The Columbus Dispatch

Two men sentenced for at least 21 years for murder

- By Dean Narciso dnarciso@dispatch.com @DeanNarcis­o

DELAWARE — The courtroom was filled with family members and friends there to see justice served in the wake of three lives wasted to street crime, drugs and violence.

Columbus residents Reginald Conley, 27, and Jermaine Kelly, 31, were convicted Friday of two counts of murder in the Nov. 9, 2012, shooting of Dontee Gervins, 29, also of Columbus. All three men had lengthy crime records. All have young children.

On Tuesday, Conley and Kelly were sentenced to 21 years to life in prison for Gervins’ death.

“You showed no remorse about taking a living soul,” Dena Bronaugh, Gervins’ oldest sister, told the two before sentencing.

Gervins, of Fairwood Avenue on the South Side, died in a Columbus hospital nine days after he was shot.
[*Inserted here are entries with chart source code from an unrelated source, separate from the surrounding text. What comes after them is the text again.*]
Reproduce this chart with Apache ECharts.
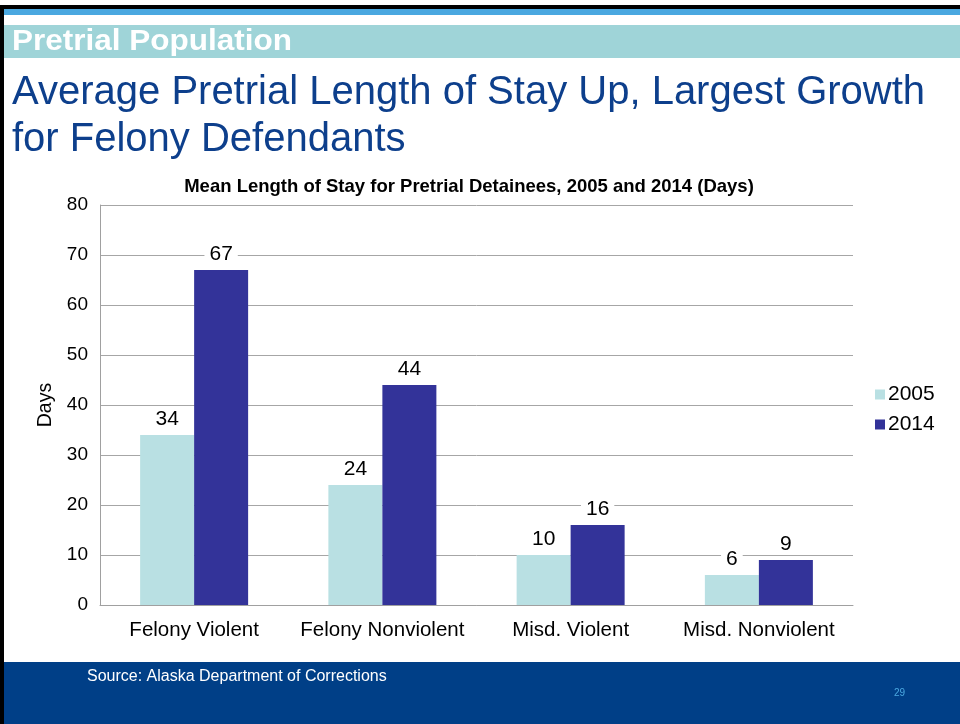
<!DOCTYPE html>
<html><head><meta charset="utf-8">
<script src="https://cdn.jsdelivr.net/npm/echarts@6/dist/echarts.min.js"></script>
<style>html,body{margin:0;padding:0;background:#fff}#c{width:960px;height:724px}</style>
</head><body><div id="c"></div>
<script>
const categories = ['Felony Violent', 'Felony Nonviolent', 'Misd. Violent', 'Misd. Nonviolent'];
const values2005 = [34, 24, 10, 6];
const values2014 = [67, 44, 16, 9];
const seriesNames = ['2005', '2014'];
const yTicks = {min: 0, max: 80, interval: 10};

const F = '"Liberation Sans", Arial, sans-serif';
const chart = echarts.init(document.getElementById('c'));
const label = {show: true, position: 'top', distance: 5, color: '#000', fontSize: 21, fontFamily: F,
  backgroundColor: '#fff', padding: [0, 5, 0, 5]};
chart.setOption({
  animation: false,
  title: {text: 'Mean Length of Stay for Pretrial Detainees, 2005 and 2014 (Days)', left: 464, textAlign: 'center', top: 172,
    textStyle: {fontSize: 18.5, fontWeight: 'bold', color: '#000', fontFamily: F}},
  legend: {orient: 'vertical', left: 870, top: 379, itemWidth: 10, itemHeight: 10, itemGap: 9,
    textStyle: {fontSize: 21, color: '#000', fontFamily: F, padding: [0,0,0,-2]},
    data: seriesNames.map(n => ({name: n, icon: 'rect'}))},
  grid: {left: 100, right: 107, top: 205, bottom: 119, containLabel: false},
  xAxis: {type: 'category', data: categories,
    axisLine: {lineStyle: {color: '#a0a0a0'}}, axisTick: {show: false},
    axisLabel: {interval: 0, fontSize: 20.5, color: '#000', fontFamily: F, margin: 15}},
  yAxis: {type: 'value', min: yTicks.min, max: yTicks.max, interval: yTicks.interval,
    name: 'Days', nameLocation: 'middle', nameGap: 44, nameRotate: 90,
    nameTextStyle: {fontSize: 19.5, color: '#000', fontFamily: F},
    axisLine: {show: true, lineStyle: {color: '#a0a0a0'}}, axisTick: {show: false},
    axisLabel: {fontSize: 19, color: '#000', fontFamily: F, margin: 12},
    splitLine: {lineStyle: {color: '#a6a6a6'}}},
  series: [
    {name: seriesNames[0], type: 'bar', data: values2005, barWidth: 54, barGap: '0%',
      itemStyle: {color: '#b9e0e3'}, label: label},
    {name: seriesNames[1], type: 'bar', data: values2014, barWidth: 54,
      itemStyle: {color: '#333399'}, label: label}
  ],
  graphic: [
    {type: 'rect', shape: {x: 0, y: 5, width: 960, height: 4}, style: {fill: '#000'}, silent: true},
    {type: 'rect', shape: {x: 4, y: 9, width: 956, height: 6}, style: {fill: '#4aa8e0'}, silent: true},
    {type: 'rect', shape: {x: 4, y: 25, width: 956, height: 33}, style: {fill: '#9fd4d8'}, silent: true},
    {type: 'rect', shape: {x: 0, y: 5, width: 4, height: 719}, style: {fill: '#000'}, silent: true},
    {type: 'rect', shape: {x: 4, y: 662, width: 956, height: 62}, style: {fill: '#003f87'}, silent: true},
    {type: 'text', x: 12, y: 27, scaleX: 1.05, style: {text: 'Pretrial Population', fill: '#fff', fontSize: 30, fontWeight: 'bold', fontFamily: F}},
    {type: 'text', left: 12, top: 69, style: {text: 'Average Pretrial Length of Stay Up, Largest Growth\nfor Felony Defendants',
      fill: '#0d3f8c', fontSize: 40, lineHeight: 47, fontFamily: F}},
    {type: 'text', left: 87, top: 669, style: {text: 'Source: Alaska Department of Corrections', fill: '#fff', fontSize: 16, fontFamily: F}},
    {type: 'text', left: 894, top: 688, style: {text: '29', fill: '#4aa8e0', fontSize: 10, fontFamily: F}}
  ]
});
</script></body></html>
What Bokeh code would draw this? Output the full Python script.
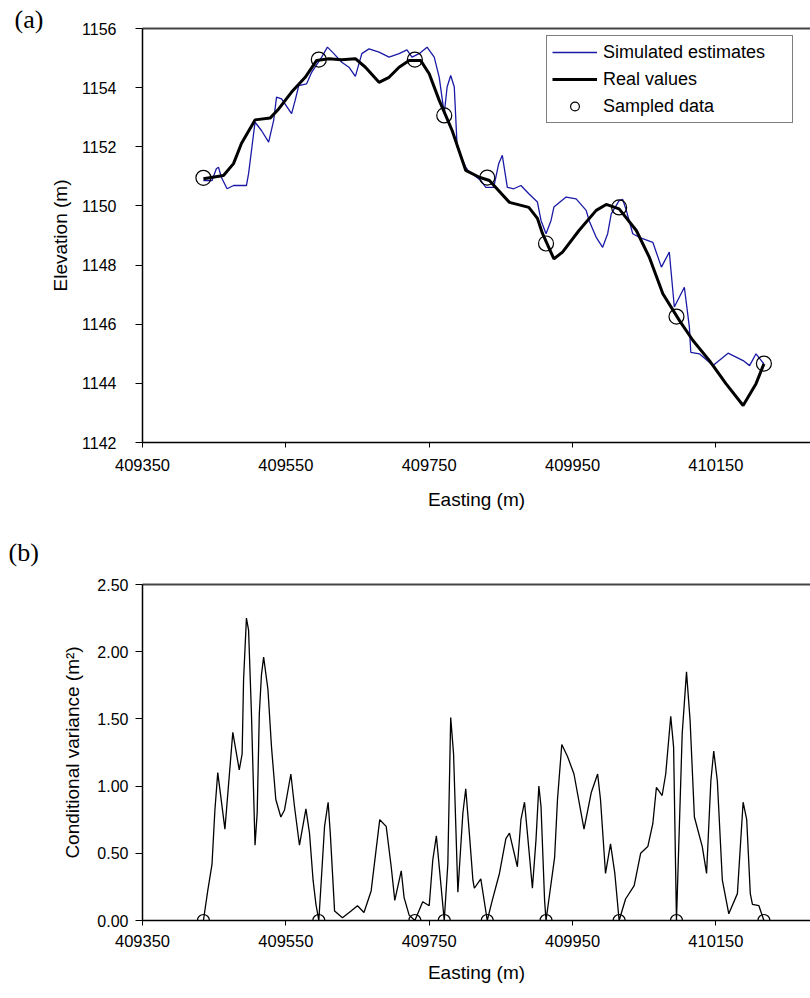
from bokeh.plotting import figure
from bokeh.layouts import column
from bokeh.models import (Range1d, FixedTicker, PrintfTickFormatter, LinearAxis,
                          Legend, LegendItem)
from bokeh.embed import file_html
from bokeh.resources import INLINE

# ---------------- data ----------------
sample_x = [409435, 409596, 409730, 409771, 409831, 409913, 410015, 410095, 410217]
sample_elev = [1150.95, 1154.95, 1154.95, 1153.06, 1150.96, 1148.73, 1149.95, 1146.26, 1144.67]
sample_var = [0.0, 0.0, 0.0, 0.0, 0.0, 0.0, 0.0, 0.0, 0.0]

real_x = [409435, 409463, 409477, 409488, 409507, 409528, 409540, 409558, 409577, 409593,
          409610, 409628, 409647, 409661, 409680, 409694, 409708, 409722, 409738, 409750,
          409764, 409773, 409782, 409801, 409820, 409834, 409862, 409889, 409901, 409908,
          409924, 409936, 409959, 409983, 409997, 410015, 410039, 410057, 410076, 410099,
          410118, 410141, 410164, 410188, 410206, 410217]
real_elev = [1150.92, 1151.03, 1151.43, 1152.11, 1152.91, 1152.97, 1153.28, 1153.85, 1154.35, 1154.92,
             1154.98, 1154.94, 1154.98, 1154.69, 1154.18, 1154.35, 1154.69, 1154.92, 1154.92, 1154.47,
             1153.57, 1153.06, 1152.55, 1151.20, 1150.97, 1150.86, 1150.12, 1149.95, 1149.58, 1149.07,
             1148.21, 1148.44, 1149.17, 1149.85, 1150.05, 1149.90, 1149.17, 1148.27, 1147.03, 1146.13,
             1145.45, 1144.77, 1143.99, 1143.25, 1143.99, 1144.66]

sim_x = [409435, 409447, 409453, 409456, 409460, 409468, 409477, 409495, 409498, 409507,
         409516, 409526, 409533, 409537, 409544, 409558, 409563, 409568, 409579, 409586,
         409600, 409608, 409617, 409628, 409638, 409647, 409656, 409666, 409680, 409694,
         409708, 409719, 409726, 409736, 409747, 409757, 409764, 409771, 409775, 409780,
         409785, 409789, 409801, 409804, 409822, 409829, 409840, 409847, 409852, 409859,
         409868, 409878, 409889, 409901, 409906, 409913, 409920, 409924, 409941, 409955,
         409969, 409973, 409983, 409992, 409999, 410004, 410015, 410020, 410025, 410034,
         410043, 410062, 410074, 410085, 410092, 410106, 410113, 410115, 410127, 410146,
         410167, 410188, 410197, 410206, 410217]
sim_elev = [1150.86, 1150.86, 1151.26, 1151.31, 1150.97, 1150.58, 1150.69, 1150.69, 1151.09, 1152.83,
            1152.55, 1152.16, 1152.89, 1153.68, 1153.62, 1153.12, 1153.57, 1154.07, 1154.13, 1154.52,
            1155.03, 1155.37, 1155.15, 1154.86, 1154.69, 1154.38, 1155.15, 1155.31, 1155.20, 1155.03,
            1155.15, 1155.28, 1155.03, 1155.15, 1155.37, 1155.03, 1154.35, 1153.12, 1154.02, 1154.41,
            1154.02, 1151.99, 1151.31, 1151.20, 1150.86, 1150.63, 1150.63, 1151.43, 1151.71, 1150.63,
            1150.58, 1150.69, 1150.41, 1150.13, 1149.51, 1149.06, 1149.51, 1149.96, 1150.30, 1150.24,
            1149.85, 1149.51, 1148.94, 1148.60, 1149.06, 1149.73, 1150.18, 1150.22, 1149.85, 1149.06,
            1148.94, 1148.77, 1147.93, 1148.44, 1146.58, 1147.25, 1145.90, 1145.05, 1145.00, 1144.60,
            1145.02, 1144.77, 1144.60, 1145.00, 1144.66]

var_x = [409435, 409441, 409447, 409451, 409455, 409465, 409476, 409485, 409489, 409491,
         409495, 409498, 409502, 409507, 409510, 409513, 409516, 409519, 409525, 409530,
         409536, 409543, 409548, 409557, 409562, 409569, 409578, 409583, 409588, 409592,
         409596, 409604, 409609, 409612, 409618, 409629, 409641, 409650, 409659, 409669,
         409681, 409690, 409697, 409702, 409711, 409715, 409722, 409730, 409741, 409750,
         409755, 409760, 409771, 409776, 409780, 409784, 409790, 409797, 409801, 409806,
         409811, 409813, 409822, 409831, 409838, 409848, 409857, 409862, 409873, 409878,
         409883, 409887, 409894, 409899, 409903, 409906, 409911, 409913, 409925, 409929,
         409935, 409943, 409952, 409966, 409976, 409985, 409989, 409996, 410003, 410009,
         410015, 410024, 410036, 410045, 410055, 410062, 410067, 410075, 410080, 410087,
         410091, 410095, 410103, 410109, 410114, 410120, 410131, 410137, 410143, 410147,
         410152, 410159, 410168, 410180, 410188, 410193, 410198, 410201, 410210, 410217]
var_val = [0.00, 0.22, 0.42, 0.82, 1.10, 0.68, 1.40, 1.12, 1.24, 1.79,
           2.25, 2.16, 1.54, 0.56, 0.80, 1.54, 1.83, 1.96, 1.72, 1.29,
           0.90, 0.77, 0.82, 1.09, 0.85, 0.56, 0.83, 0.65, 0.30, 0.12,
           0.00, 0.70, 0.88, 0.65, 0.07, 0.02, 0.07, 0.11, 0.06, 0.22,
           0.75, 0.70, 0.40, 0.15, 0.37, 0.17, 0.04, 0.00, 0.14, 0.11,
           0.45, 0.63, 0.00, 0.42, 1.51, 1.24, 0.21, 0.80, 0.98, 0.65,
           0.30, 0.24, 0.31, 0.00, 0.15, 0.35, 0.61, 0.65, 0.40, 0.75,
           0.88, 0.65, 0.24, 0.60, 1.00, 0.85, 0.15, 0.00, 0.47, 0.90,
           1.31, 1.22, 1.09, 0.68, 0.95, 1.09, 0.90, 0.35, 0.57, 0.35,
           0.00, 0.16, 0.26, 0.50, 0.55, 0.72, 0.99, 0.93, 1.09, 1.52,
           1.29, 0.00, 1.39, 1.85, 1.49, 0.77, 0.55, 0.35, 1.04, 1.26,
           1.04, 0.30, 0.05, 0.20, 0.88, 0.75, 0.20, 0.12, 0.11, 0.00]

x_ticks = [409350, 409550, 409750, 409950, 410150]
elev_ticks = [1142, 1144, 1146, 1148, 1150, 1152, 1154, 1156]
var_ticks = [0.0, 0.5, 1.0, 1.5, 2.0, 2.5]

FONT = "Liberation Sans"
X_END = 410282


def style(p, xt, yt, yfmt, y_standoff, y_tick_out, xlab_standoff, x_title_standoff, y_title_standoff):
    p.xgrid.visible = False
    p.ygrid.visible = False
    p.outline_line_color = None
    p.background_fill_color = "white"
    p.border_fill_color = "white"
    for ax in (p.xaxis[0], p.yaxis[0]):
        ax.axis_line_color = "black"
        ax.axis_line_width = 1.5
        ax.major_tick_line_color = "black"
        ax.major_tick_in = 0
        ax.minor_tick_line_color = None
        ax.major_label_text_font = FONT
        ax.major_label_text_font_size = "16px"
        ax.major_label_text_color = "black"
        ax.axis_label_text_font = FONT
        ax.axis_label_text_font_size = "19px"
        ax.axis_label_text_font_style = "normal"
        ax.axis_label_text_color = "black"
    p.xaxis[0].ticker = FixedTicker(ticks=xt)
    p.xaxis[0].formatter = PrintfTickFormatter(format="%d")
    p.xaxis[0].major_tick_out = 5
    p.xaxis[0].major_label_standoff = xlab_standoff
    p.xaxis[0].major_label_text_font_size = "16.5px"
    p.xaxis[0].axis_label = "Easting (m)"
    p.xaxis[0].axis_label_standoff = x_title_standoff
    p.yaxis[0].ticker = FixedTicker(ticks=yt)
    p.yaxis[0].formatter = PrintfTickFormatter(format=yfmt)
    p.yaxis[0].major_tick_out = y_tick_out
    p.yaxis[0].major_label_standoff = y_standoff
    p.yaxis[0].axis_label_standoff = y_title_standoff
    top = LinearAxis(ticker=FixedTicker(ticks=[]), axis_line_color="#444444", axis_line_width=2,
                     major_tick_line_color=None, minor_tick_line_color=None,
                     major_tick_out=0, major_label_standoff=0,
                     major_label_text_font_size="0px")
    p.add_layout(top, "above")


def panel_title(p, text, offset, standoff):
    p.title.text = text
    p.title.align = "left"
    p.title.offset = offset
    p.title.standoff = standoff
    p.title.text_font = "Liberation Serif"
    p.title.text_font_size = "26px"
    p.title.text_font_style = "normal"
    p.title.text_color = "black"


# ---------------- (a) ----------------
p1 = figure(width=810, height=515, x_range=Range1d(409350, X_END), y_range=Range1d(1142, 1156),
            output_backend="svg", toolbar_location=None,
            min_border_left=142, min_border_right=0, min_border_top=28, min_border_bottom=73)
style(p1, x_ticks, elev_ticks, "%d", 19, 7, 11, 15, 8)
p1.yaxis[0].axis_label = "Elevation (m)"
panel_title(p1, "(a)", -128, -11)

r_sim = p1.line(sim_x, sim_elev, line_color="#1a1aa6", line_width=1.3)
r_real = p1.line(real_x, real_elev, line_color="black", line_width=3)
r_samp = p1.scatter(sample_x, sample_elev, marker="circle", size=15, fill_color=None,
                    line_color="black", line_width=1.2)

legend = Legend(items=[LegendItem(label="Simulated estimates", renderers=[r_sim]),
                       LegendItem(label="Real values", renderers=[r_real]),
                       LegendItem(label="Sampled data", renderers=[r_samp])],
                location=(404, 319), padding=5, spacing=5, margin=0,
                glyph_width=45, glyph_height=22, label_height=22, label_width=184,
                label_standoff=6, label_text_font=FONT, label_text_font_size="18px",
                label_text_color="black", border_line_color="black", border_line_width=1,
                background_fill_color="white", background_fill_alpha=1)
p1.add_layout(legend, "center")

# ---------------- (b) ----------------
p2 = figure(width=810, height=483, x_range=Range1d(409350, X_END), y_range=Range1d(0, 2.5),
            output_backend="svg", toolbar_location=None,
            min_border_left=142, min_border_right=0, min_border_top=69, min_border_bottom=78)
style(p2, x_ticks, var_ticks, "%.2f", 7, 7, 9, 12, 11)
p2.yaxis[0].axis_label = "Conditional variance (m²)"
panel_title(p2, "(b)", -134, 35)

p2.line(var_x, var_val, line_color="black", line_width=1.3)
p2.scatter(sample_x, sample_var, marker="circle", size=12, fill_color=None,
           line_color="black", line_width=1.2)

layout = column(p1, p2, spacing=0)
open("out.html", "w").write(file_html(layout, INLINE))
A jury took more than seven hours Friday to reach the verdicts in a case that had no eyewitness­es, murder weapon or DNA evidence. In addition to the murder charges, both defendants were convicted of intimidati­on of an attorney, victim or witness and of unauthoriz­ed use of a weapon; both counts are third-degree felonies.

Cellphone records showed that the defendants were outside a home along Red Bank Road near Galena. That’s where Gervins was shot in the back, crawled to the front porch and banged on the door for help. Prosecutor­s said three phones entered Delaware County, but only two returned to Columbus.

Which of the two men killed Gervins is irrelevant, prosecutor­s said. Both were charged equally for working together in the slaying.

Testimony showed that Gervins was a potential witness against Conley in another murder case.

Before imposing the life sentence, with parole possible after 21 years, Delaware County Common Pleas Judge Everett Krueger told both men: “It offends me greatly to see something like this ... when somebody may be a witness.”

Both men declined to address the court before being sentenced.

Kyle Rohrer, a Delaware County assistant prosecutor, said gunshot residue and conflictin­g statements made by the defendants proved their guilt. “It was circumstan­tial evidence, but strong circumstan­tial evidence,” Rohrer said.

“This was a premeditat­ed murder. They killed Mr. Gervins in order to silence him.”

Both men plan to appeal their conviction­s.

Security was tight throughout the trial. Six county deputy sheriffs led the defendants into and out of the courtroom.

Records show that Gervins had a lengthy history of robbery and drug crimes.

But sister Tye Thomas said her brother, the youngest of five children, had much to live for, including two children who will never know their father.

The slaying was the fourth in Delaware County since 2011. Two of those were murder-suicides related to domestic-violence incidents.